Inspiration

I was inspired for this project when I wanted a solution for recording improvisations I played on the piano, and viewing how closely I followed a key. I told Jessica the idea and it evolved into the concept of "Cloud Keys".

What it does

Cloud Keys is an interactive user experience both for those who know how to play the piano, and those that don't. Cloud Keys allows you to connect a laptop, raspberry pi, or USB enabled device to continually fetch notes played through MIDI, and send them to the user. The information is then available as a vertical piano roll with audio playback, or a heatmap displaying which notes were pressed the most. This data is split into sessions which are chunks of playback.

How we built it

We connected a raspberry pi to a digital piano using a MIDI cable, and used a nodejs package called "midi" and used socket.io and express to serve the data gathered through the server hardware to the user. The raspberry pi functions as both the web server and the device for connecting MIDI notes.

Challenges we ran into

Just check the white board. But seriously, this was one of the most difficult projects either of us have ever done, and it required so much planning for each individual concept. For example, toggling between old sessions and the socketio data oftentimes led to a segmentation fault in the server, the heat map was upside down and not changing color at all, and using ejs to render HTML templates often ended in nonexistent sessions being offered for playback. There was also another error with the sustain pedal being registered as an A4 because we didn't check what channel the MIDI signal was under.

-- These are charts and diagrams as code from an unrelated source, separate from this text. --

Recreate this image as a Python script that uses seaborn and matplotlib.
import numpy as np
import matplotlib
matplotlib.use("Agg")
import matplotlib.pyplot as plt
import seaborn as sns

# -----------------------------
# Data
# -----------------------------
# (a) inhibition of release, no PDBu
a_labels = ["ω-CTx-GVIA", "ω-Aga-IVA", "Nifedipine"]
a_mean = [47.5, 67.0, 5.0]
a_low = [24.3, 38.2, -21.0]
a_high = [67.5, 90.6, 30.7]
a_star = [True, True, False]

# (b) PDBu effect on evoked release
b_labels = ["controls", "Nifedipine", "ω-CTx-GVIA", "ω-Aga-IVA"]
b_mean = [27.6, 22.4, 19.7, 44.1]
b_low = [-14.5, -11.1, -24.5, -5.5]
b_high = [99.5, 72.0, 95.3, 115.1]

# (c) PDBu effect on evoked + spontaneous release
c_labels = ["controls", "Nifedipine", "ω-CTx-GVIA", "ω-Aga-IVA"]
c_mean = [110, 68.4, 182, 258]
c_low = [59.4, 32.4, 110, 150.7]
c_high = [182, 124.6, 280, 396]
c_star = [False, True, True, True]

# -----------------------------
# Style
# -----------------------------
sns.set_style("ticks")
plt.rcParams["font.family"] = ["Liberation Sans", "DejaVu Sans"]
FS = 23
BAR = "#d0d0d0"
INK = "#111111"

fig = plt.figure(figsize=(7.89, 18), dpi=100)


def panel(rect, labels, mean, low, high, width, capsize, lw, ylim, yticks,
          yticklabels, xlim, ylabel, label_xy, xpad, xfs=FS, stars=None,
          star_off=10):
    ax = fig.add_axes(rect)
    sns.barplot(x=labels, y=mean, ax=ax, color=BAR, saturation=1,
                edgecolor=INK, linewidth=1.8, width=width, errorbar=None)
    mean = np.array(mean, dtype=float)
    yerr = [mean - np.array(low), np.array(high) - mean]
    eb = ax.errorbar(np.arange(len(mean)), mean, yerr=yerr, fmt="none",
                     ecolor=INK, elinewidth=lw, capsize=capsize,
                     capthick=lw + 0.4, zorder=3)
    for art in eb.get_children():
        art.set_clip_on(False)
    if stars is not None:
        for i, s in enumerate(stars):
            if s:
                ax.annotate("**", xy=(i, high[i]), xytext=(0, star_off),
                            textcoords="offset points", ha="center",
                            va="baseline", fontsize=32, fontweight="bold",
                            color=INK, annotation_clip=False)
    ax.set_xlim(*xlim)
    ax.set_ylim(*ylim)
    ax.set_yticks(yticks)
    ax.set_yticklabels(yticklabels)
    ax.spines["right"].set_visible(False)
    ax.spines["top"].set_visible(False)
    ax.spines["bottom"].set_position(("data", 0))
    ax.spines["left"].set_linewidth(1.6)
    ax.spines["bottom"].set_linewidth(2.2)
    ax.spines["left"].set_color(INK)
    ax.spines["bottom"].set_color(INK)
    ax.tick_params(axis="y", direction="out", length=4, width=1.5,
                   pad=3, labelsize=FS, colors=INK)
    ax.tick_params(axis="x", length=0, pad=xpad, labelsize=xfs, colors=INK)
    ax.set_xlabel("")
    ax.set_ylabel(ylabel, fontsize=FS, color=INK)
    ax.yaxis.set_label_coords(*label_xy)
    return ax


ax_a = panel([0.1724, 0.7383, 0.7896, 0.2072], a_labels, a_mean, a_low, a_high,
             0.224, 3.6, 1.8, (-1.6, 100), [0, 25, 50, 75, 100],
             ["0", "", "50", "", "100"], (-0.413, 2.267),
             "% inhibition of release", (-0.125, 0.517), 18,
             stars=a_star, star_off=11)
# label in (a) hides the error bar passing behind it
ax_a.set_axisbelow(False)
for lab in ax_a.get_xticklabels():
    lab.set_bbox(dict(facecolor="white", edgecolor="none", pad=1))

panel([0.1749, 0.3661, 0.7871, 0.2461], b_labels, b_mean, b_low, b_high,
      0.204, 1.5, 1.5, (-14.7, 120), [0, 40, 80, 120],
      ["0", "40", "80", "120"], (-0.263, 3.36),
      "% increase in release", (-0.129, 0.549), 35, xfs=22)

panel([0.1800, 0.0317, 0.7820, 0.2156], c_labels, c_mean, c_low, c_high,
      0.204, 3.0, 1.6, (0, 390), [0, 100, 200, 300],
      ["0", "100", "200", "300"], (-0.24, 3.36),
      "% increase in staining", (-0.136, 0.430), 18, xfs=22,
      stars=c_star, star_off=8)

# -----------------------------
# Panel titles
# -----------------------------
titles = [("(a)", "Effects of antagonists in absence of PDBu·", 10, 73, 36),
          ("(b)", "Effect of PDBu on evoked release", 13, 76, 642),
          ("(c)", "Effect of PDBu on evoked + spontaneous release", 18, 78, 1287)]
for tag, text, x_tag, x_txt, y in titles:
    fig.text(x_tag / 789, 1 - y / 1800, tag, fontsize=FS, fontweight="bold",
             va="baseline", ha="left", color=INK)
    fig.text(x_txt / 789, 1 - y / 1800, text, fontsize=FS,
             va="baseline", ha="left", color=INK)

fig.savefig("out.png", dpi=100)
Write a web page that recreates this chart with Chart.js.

Accomplishments that we're proud of

Getting a cohesive website together was amazing. At the beginning of the hackathon we were afraid that I (Luke) would take all of the control over the project, but Jessica made an insane contribution by making the landing page, the heatmap page, and making me think everything through before I just copy pasted another snippet of code. Also SSHing through the raspberry pi was crazy, we couldn't get it working until the pi was on my phone hotspot.

What we learned

We learned that to make a good product, you need to plan it out or else the output will be poorly planned. We also got some insight into how servers worked, and all of the various libraries that came with it.

What's next for Cloud Keys

For Cloud Keys, we'd like to add a more comprehensive analytics page (our current one has no numbers, the heatmap is only in one ccolor), and add accounts and profiles to the platform that that multiple users can use it rather than our one raspberry pi. An external server would be especially useful for this. We'd also like to replace our synth sound with a real piano sound and add sustain pedal support.